Rozróżnienie na płaszczyzny czasowe wydarzeń zostało, moim zdaniem, dobrze ukazane. Współczesność jest szara, melancholijna i przygnębiająca, natomiast lata 90. są przedstawione w cieplejszych barwach, często słychać popularne utwory z tamtych czasów (m.in. muzyka Maanam oraz Spin Doctors), można nawet stwierdzić, że przeszłość jest pokazana, w pewnym sensie, sielankowo.
Fabuła w W głębi lasu została poprowadzona w sposób ciekawy. Oba wątki, przeszłości i teraźniejszości, nie nudzą. Widz od początku do końca śledzi bohaterów i to, jak próbują dowiedzieć się, co tak naprawdę stało się w obozie w 1994 roku. Oczywiście nie jest to jedyną historią pokazaną w serialu. Przewija się tu także wątek obecnej sprawy Kopińskiego, nad którą pracuje, a mianowicie sprawy gwałtu na dziewczynie dokonanego przez dwójkę studentów, przy czym ojcem jednego jest znany i wpływowy dziennikarz, który zrobi wszystko, by oczyścić syna z zarzutów. Poprzez W głębi lasu twórcy serialu chcieli ukazać problem korupcji, nadużywania władzy i wpływów, antysemityzmu, a nawet nierówności między klasami społecznymi.
Jednym z największych plusów serialu jest jego obsada. Znajdziemy tu wielu znanych i doświadczonych aktorów, ale pojawiają się również przedstawiciele młodego pokolenia. Z całej obsady na pewno należy pochwalić Grzegorza Damięckiego i Huberta Miłkowskiego. Oboje zagrali role Pawła Kopińskiego. Wspólnie udało im się stworzyć postać ciekawą i realistyczną. Na pochwałę zasługuje również Agnieszka Grochowska, grająca Laurę Goldsztajn. Aktorka w bardzo dobry sposób ukazała to, jak jej bohaterka była rozbita przez nawrót wspomnień z obozu i ponowne pojawienie się jej dawnej miłości.

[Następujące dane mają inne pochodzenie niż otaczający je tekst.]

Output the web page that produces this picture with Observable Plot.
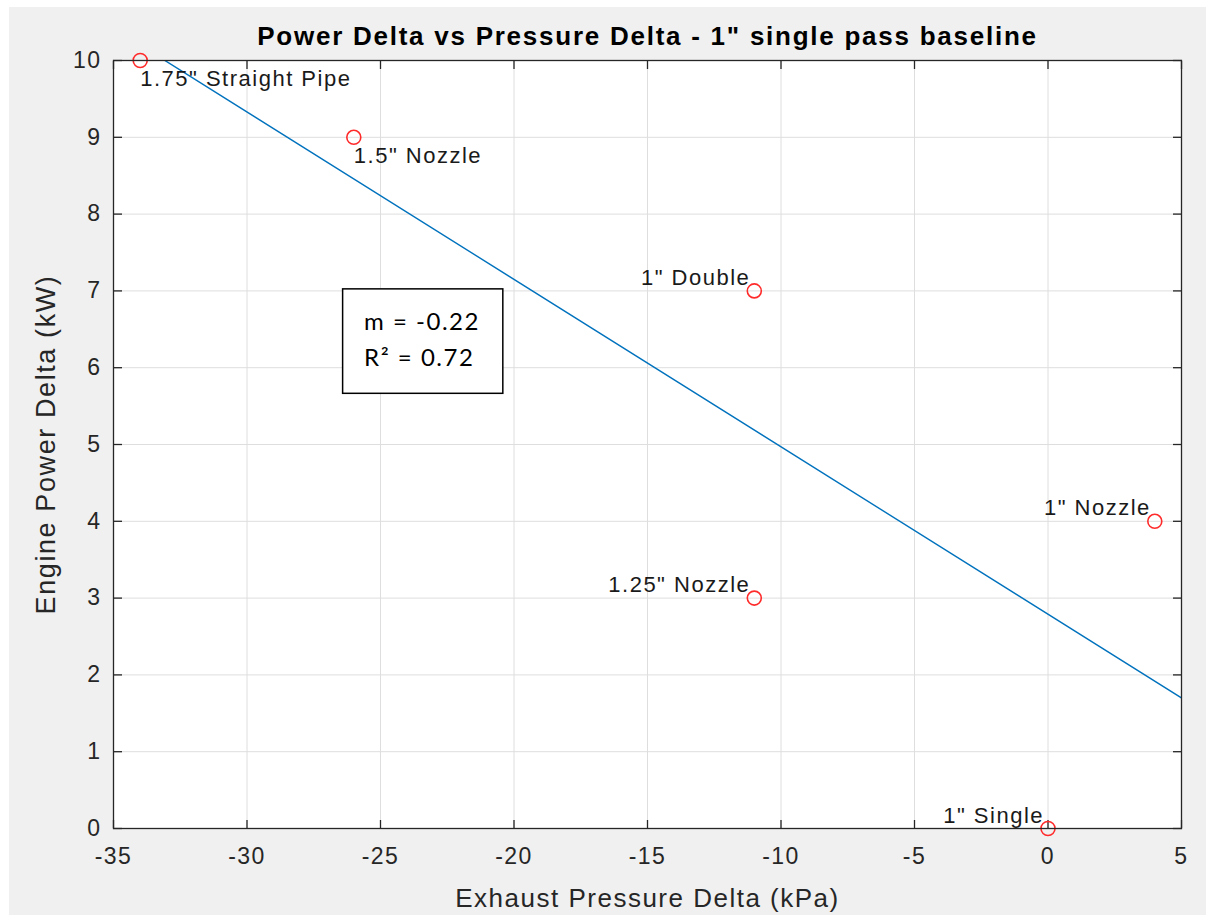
<!DOCTYPE html>
<html>
<head>
<meta charset="utf-8">
<script src="https://cdn.jsdelivr.net/npm/d3@7"></script>
<script src="https://cdn.jsdelivr.net/npm/@observablehq/plot@0.6"></script>
<style>
  html, body { margin: 0; padding: 0; background: #ffffff; }
  #fig { position: absolute; left: 9px; top: 7px; width: 1197px; height: 908px; background: #f0f0f0; }
  #fig svg text { letter-spacing: 1.5px; }
  #fig svg g[aria-label="x-axis label"] text { letter-spacing: 1.5px; }
  #fig svg g[aria-label="y-axis label"] text { letter-spacing: 1.6px; }
</style>
</head>
<body>
<div id="fig"></div>
<script>
// ---- data ----
const xValues = [-34, -26, -11, 4, -11, 0];           // Exhaust Pressure Delta (kPa)
const yValues = [10, 9, 7, 4, 3, 0];                  // Engine Power Delta (kW)
const pointLabels = ['1.75" Straight Pipe', '1.5" Nozzle', '1" Double', '1" Nozzle', '1.25" Nozzle', '1" Single'];
const labelSide = ["right", "right", "left", "left", "left", "left"];
const xTicks = [-35, -30, -25, -20, -15, -10, -5, 0, 5];
const yTicks = [0, 1, 2, 3, 4, 5, 6, 7, 8, 9, 10];
const fitSlope = -0.218;       // fitted line as drawn
const fitIntercept = 2.79;
const statsLines = ["m = -0.22", "R\u00B2 = 0.72"];
const titleText = 'Power Delta vs Pressure Delta - 1" single pass baseline';
const xLabel = "Exhaust Pressure Delta (kPa)";
const yLabel = "Engine Power Delta (kW)";

const points = xValues.map((x, i) => ({x, y: yValues[i], label: pointLabels[i], side: labelSide[i]}));
const xDomain = [xTicks[0], xTicks[xTicks.length - 1]];
const yDomain = [yTicks[0], yTicks[yTicks.length - 1]];
const fitX = xDomain;
// annotation box anchored in data coordinates
const box = {x1: -26.4, x2: -20.4, y1: 5.66, y2: 7.02};

const axisColor = "#262626";
const gridColor = "#dedede";
const blank = () => "";
const plainNum = d => `${d}`;

const chart = Plot.plot({
  width: 1197,
  height: 908,
  marginLeft: 104,
  marginRight: 25,
  marginTop: 53,
  marginBottom: 87,
  style: {background: "transparent", fontFamily: "'Liberation Sans', Arial, sans-serif", fontSize: "22px", color: axisColor},
  x: {domain: xDomain, ticks: xTicks},
  y: {domain: yDomain, ticks: yTicks},
  marks: [
    Plot.frame({fill: "white", stroke: null}),
    Plot.gridX({ticks: xTicks, stroke: gridColor, strokeOpacity: 1, strokeWidth: 1}),
    Plot.gridY({ticks: yTicks, stroke: gridColor, strokeOpacity: 1, strokeWidth: 1}),
    // tick labels and axis titles
    Plot.axisX({anchor: "bottom", ticks: xTicks, tickSize: 0, tickPadding: 19, tickFormat: plainNum, fill: axisColor,
      label: xLabel, labelAnchor: "center", labelArrow: "none", labelOffset: 78, fontSize: 23}),
    Plot.axisY({anchor: "left", ticks: yTicks, tickSize: 0, tickPadding: 12, tickFormat: plainNum, fill: axisColor,
      label: yLabel, labelAnchor: "center", labelArrow: "none", labelOffset: 78, fontSize: 23}),
    // inward ticks on all sides
    Plot.axisX({anchor: "bottom", ticks: xTicks, tickSize: 8, dy: -8, tickFormat: blank, label: null, stroke: axisColor, strokeWidth: 1.3}),
    Plot.axisX({anchor: "top", ticks: xTicks, tickSize: 8, dy: 8, tickFormat: blank, label: null, stroke: axisColor, strokeWidth: 1.3}),
    Plot.axisY({anchor: "left", ticks: yTicks, tickSize: 9, dx: 9, tickFormat: blank, label: null, stroke: axisColor, strokeWidth: 1.3}),
    Plot.axisY({anchor: "right", ticks: yTicks, tickSize: 9, dx: -9, tickFormat: blank, label: null, stroke: axisColor, strokeWidth: 1.3}),
    // fit line
    Plot.line(fitX, {x: d => d, y: d => fitSlope * d + fitIntercept, stroke: "#0072BD", strokeWidth: 1.4, clip: true}),
    // stats box
    Plot.rect([box], {x1: "x1", x2: "x2", y1: "y1", y2: "y2", fill: "white", stroke: "black", strokeWidth: 1.5}),
    Plot.text([statsLines[0]], {x: () => box.x1, y: () => box.y2, text: d => d, textAnchor: "start", lineAnchor: "middle",
      dx: 21, dy: 33, fontFamily: "Lato, 'Open Sans', sans-serif", fontSize: 24, fill: "black"}),
    Plot.text([statsLines[1]], {x: () => box.x1, y: () => box.y2, text: d => d, textAnchor: "start", lineAnchor: "middle",
      dx: 21, dy: 69, fontFamily: "Lato, 'Open Sans', sans-serif", fontSize: 24, fill: "black"}),
    // data points
    Plot.dot(points, {x: "x", y: "y", r: 7, stroke: "#ff2b2b", strokeWidth: 1.6, fill: "none"}),
    // point labels
    Plot.text(points.filter(d => d.side === "right"), {x: "x", y: "y", text: "label", textAnchor: "start", lineAnchor: "top",
      dx: 0, dy: 10, fontSize: 22, fill: "#1a1a1a"}),
    Plot.text(points.filter(d => d.side === "left"), {x: "x", y: "y", text: "label", textAnchor: "end", lineAnchor: "bottom",
      dx: -4, dy: -6, fontSize: 22, fill: "#1a1a1a"}),
    // axes box
    Plot.frame({stroke: axisColor, strokeWidth: 1.3}),
    // title
    Plot.text([titleText], {frameAnchor: "top", text: d => d, lineAnchor: "bottom", dy: -16, fontSize: 26, fontWeight: "bold", fill: "black"})
  ]
});
document.getElementById("fig").appendChild(chart);
d3.select(chart).selectAll("text").filter(function () { return this.textContent === titleText; }).style("letter-spacing", "1.75px");
d3.select(chart).selectAll("g[aria-label='x-axis label'] text").style("font-size", "26px");
d3.select(chart).selectAll("g[aria-label='y-axis label'] text").style("font-size", "27px");
</script>
</body>
</html>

Pod względem produkcyjnym W głębi lasu nie odstaje od innych produkcji tego typu. Serial jest estetyczny, czasami zdarzają się niepotrzebnie artystyczne sceny (zwłaszcza w finałowym odcinku), ale nie przeszkadza to za bardzo w oglądaniu. Scenografia również została należycie wykonana. Miejsca, które odwiedzają bohaterowie, wyglądają realistycznie i idealnie oddają klimat serialu.

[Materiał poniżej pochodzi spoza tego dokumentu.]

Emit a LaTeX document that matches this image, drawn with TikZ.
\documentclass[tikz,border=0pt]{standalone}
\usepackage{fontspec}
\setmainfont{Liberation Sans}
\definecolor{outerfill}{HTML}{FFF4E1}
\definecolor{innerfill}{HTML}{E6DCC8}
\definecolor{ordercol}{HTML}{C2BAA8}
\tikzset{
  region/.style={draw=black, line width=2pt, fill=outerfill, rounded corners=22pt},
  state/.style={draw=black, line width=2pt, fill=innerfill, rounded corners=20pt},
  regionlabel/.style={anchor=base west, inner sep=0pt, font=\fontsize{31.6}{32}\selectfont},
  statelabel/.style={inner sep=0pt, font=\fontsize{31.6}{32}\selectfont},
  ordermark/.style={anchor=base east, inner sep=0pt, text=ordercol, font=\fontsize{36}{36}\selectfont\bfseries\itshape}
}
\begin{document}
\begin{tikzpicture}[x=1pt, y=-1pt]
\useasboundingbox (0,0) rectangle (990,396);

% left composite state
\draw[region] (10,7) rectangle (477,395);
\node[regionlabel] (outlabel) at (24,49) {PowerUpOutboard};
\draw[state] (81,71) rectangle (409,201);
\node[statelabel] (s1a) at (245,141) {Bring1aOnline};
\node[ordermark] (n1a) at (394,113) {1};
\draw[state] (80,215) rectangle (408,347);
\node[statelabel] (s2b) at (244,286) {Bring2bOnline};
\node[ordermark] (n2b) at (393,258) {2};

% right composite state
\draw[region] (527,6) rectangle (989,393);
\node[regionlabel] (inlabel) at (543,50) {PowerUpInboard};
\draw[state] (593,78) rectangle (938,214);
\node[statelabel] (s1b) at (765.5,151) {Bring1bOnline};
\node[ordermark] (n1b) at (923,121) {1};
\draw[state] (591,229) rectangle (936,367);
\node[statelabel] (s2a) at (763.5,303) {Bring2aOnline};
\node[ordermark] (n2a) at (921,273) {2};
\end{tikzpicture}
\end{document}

Można uznać, że W głębi lasu to tylko kolejny polski serial kryminalny (których w ostatnich latach pojawia się, moim zdaniem, aż za dużo). Uważam jednak, że jest to prawdopodobnie najlepsza tego typu produkcja. Historia jest ciekawa, trzyma widza w napięciu do końca, a sam serial jest po prostu dobry. Oczywiście nie jest to dzieło bez wad. Moim głównym zarzutem wobec W głębi lasu to to, że nie różni się za bardzo od takich seriali, jak Belfer czy Rojst (no może tylko tym, że ma dobre zakończenie, co jest rzadkie dla polskich kryminałów). Pomimo tych dobnych zarzutów i tak polecam wszystkim obejrzenie tego kryminału. Jest to w końcu pierwsza dobra, polska produkcja od Netflixa i pozwala zapomnieć o tragedii, jaką było 1983.